We present Habitat, a platform for research in embodied artificial intelligence (AI).
Habitat enables training embodied agents (virtual robots) in highly efficient photorealistic 3D simulation. Specifically, Habitat consists of: (1) Habitat-Sim: a flexible, high-performance 3D simulator with configurable agents, sensors, and generic 3D dataset handling. Habitat-Sim is fast—when rendering a scene from Matterport3D, it achieves several thousand frames per second (fps) running single-threaded, and can reach over 10,000 fps multi-process on a single GPU. (2) Habitat-API: a modular high-level library for end-to-end development of embodied AI algorithms—defining tasks (eg. navigation, instruction following, question answering), configuring, training, and benchmarking embodied agents.
These large-scale engineering contributions enable us to answer scientific questions requiring experiments that were till now impracticable or “merely” impractical. Specifically, in the context of point-goal navigation: (1) we revisit the comparison between learning and SLAM approaches from two recent works and find evidence for the opposite conclusion—that learning outperforms SLAM if scaled to an order of magnitude more experience than previous investigations [cf. DD-PPO], and (2) we conduct the first cross-dataset generalization experiments {train, test} × {Matterport3D, Gibson} for multiple sensors {blind, RGB, RGBD, D} and find that only agents with depth (D) sensors generalize across datasets. We hope that our open-source platform and these findings will advance research in embodied AI.
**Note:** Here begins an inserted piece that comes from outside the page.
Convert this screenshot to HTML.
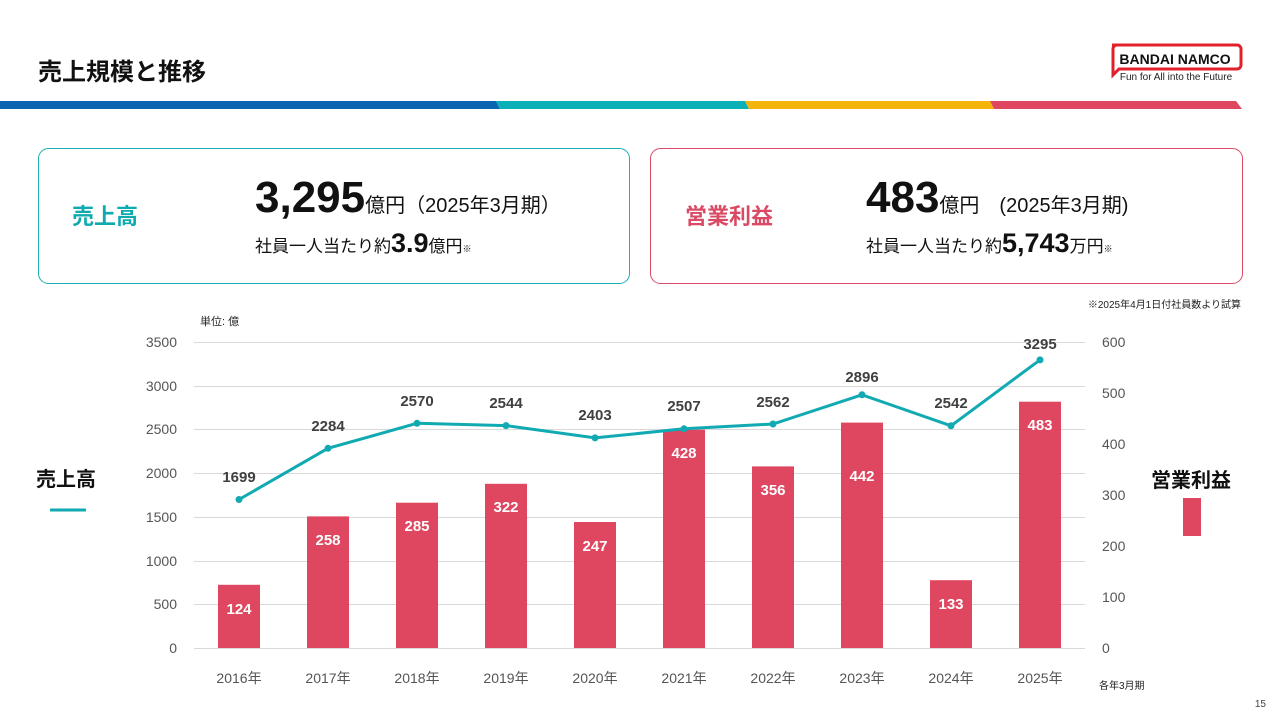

…4. PointGoal Navigation at Scale: …For the experiments reported here, we train until 75 million agent steps are accumulated across all worker threads. This is 15× larger than the experience used in previous investigations.20, 16 Training agents to 75 million steps took (in sum over all 3 datasets): 320 GPU-hours for Blind, 566 GPU-hours for RGB, 475 GPU-hours for Depth, and 906 GPU-hours for RGBD (overall 2,267 GPU-hours).
Figure 3: Average SPL of agents on the val set over the course of training. Previous work20, 16 has analyzed performance at 5–10 million steps. Interesting trends emerge with more experience: (1) Blind agents initially outperform RGB & RGBD but saturate quickly; (2) Learning-based Depth agents outperform classic SLAM. The shaded areas around curves show the standard error of SPL over 5 seeds.
…Learning vs SLAM: To answer the first question we plot agent performance (SPL) on validation (ie. unseen) episodes over the course of training in Figure 3 (top: Gibson, bottom: Matterport3D). SLAM does not require training and thus has a constant performance (0.59 on Gibson, 0.42 on Matterport3D). All RL (PPO) agents start out with far worse SPL, but RL (PPO) Depth, in particular, improves dramatically and matches the classic baseline at ~10M frames (Gibson) or 30M frames (Matterport3D) of experience, continuing to improve thereafter. Notice that if we terminated the experiment at 5M frames as in20 we would also conclude that SLAM dominates. Interestingly, RGB agents do not outperform Blind agents; we hypothesize because both are equipped with GPS sensors. Indeed, qualitative results (Figure 4 and video in supplement) suggest that Blind agents ‘hug’ walls and implement ‘wall following’ heuristics. In contrast, RGB sensors provide a high-dimensional complex signal that may be prone to overfitting to train environments due to the variety across scenes (even within the same dataset). We also notice in Figure 3 that all methods perform better on Gibson than Matterport3D. This is consistent with our previous analysis that Gibson contains smaller scenes and shorter episodes.